Combining Vicksburg’s recreation department with Warren County’s gained traction at least in talking points, mainly from District 3 Supervisor Charles Selmon, one of four supervisors present, including District 1 Supervisor-elect John Arnold and outgoing supervisor David McDonald. Board President Richard George was in Jackson to meet with MDEQ over new regs on silt control inspections and did not attend.

The other item on Winfield’s “hottest” list was the city’s “performance contracting” initiative and planned improvements to water meters through a contract with Siemens Inc. of Flowood. The energy grant-funded work will be reimbursed by the Mississippi Development Authority.

On other topics, Monsour said his support for fewer school districts in Mississippi will continue. The state has 152 districts, with some counties having as many as six.

“It’s ridiculous,” he said. “And I get up and ask the chairman of Education why we can’t do something about that. And they say, ‘It’s a local deal.’”

Privatizing a new jail came up in passing, as has been the case in 13 months of intermittent meetings between local government and school officials, usually over breakfast. Trends in private jails tend to favor “x number” of beds guaranteed, Monsour said. Eight offers of land for a jail have gone untouched since supervisors accepted them in May.

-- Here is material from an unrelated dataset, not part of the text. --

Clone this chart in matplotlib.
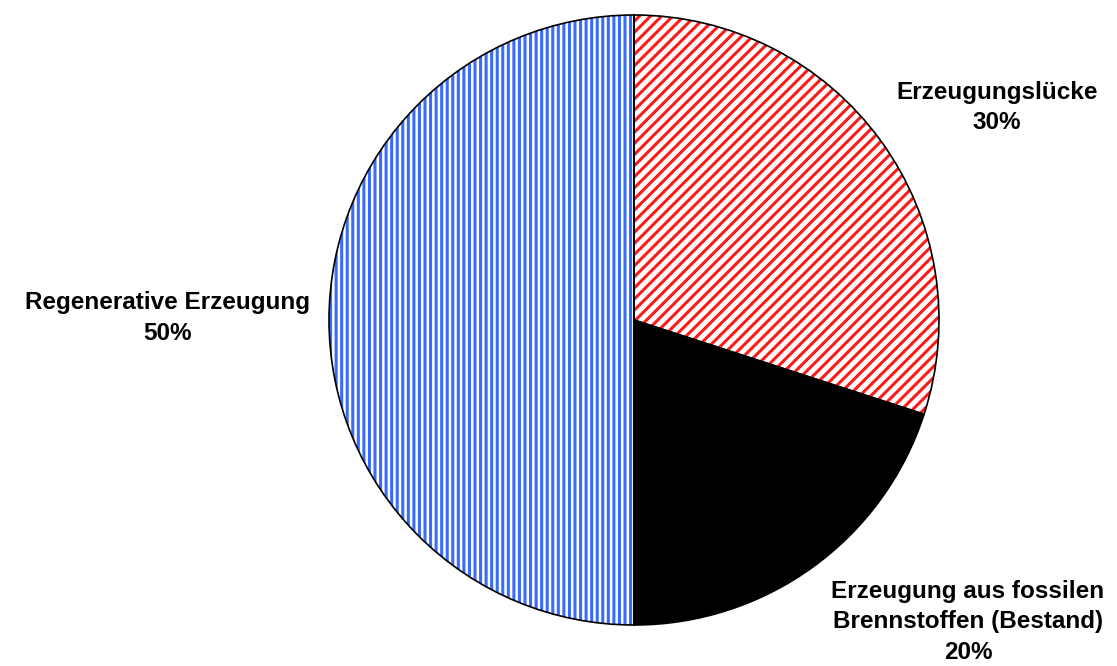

State Sen. Philip Gunn, R-Clinton, is a top choice of state House Republicans to be the next speaker. The GOP will control the chamber for the first time since Reconstruction. Gunn’s district includes parts of northeast Warren County. The takeover clinched in the November elections represented “big changes” in the way the majority will view state agencies’ funding next year, Monsour said.

Vicksburg Warren School District superintendent Dr. Elizabeth Duran Swinford told officials she planned to release, then rehire a Vicksburg Intermediate School math teacher as a tutor after the teacher failed to pass a writing portion of the Praxis test required for certification. That and the replacement of an uncertified teacher at Warren Central Junior High caused the district to slip a category in the state’s 2011 Children First annual rating of school systems.

School trustees Zelmarine Murphy, Joe Loviza and Jim Stirgus Jr. attended the session. Murphy, the board chairman, said what the system needs most is positive vibes.

“I encourage you and your constituents to visit our schools,” Murphy said. “We don’t stage-teach. Many persons who you represent do not have children in the school district. So, they have to listen at the Warren County grapevine, if you will allow me, please. And sometimes, it’s not extremely accurate. There’s a lot of positive things going on. I encourage you to encourage your friends to stop speaking negative about the Vicksburg-Warren schools. I am a public school militant!”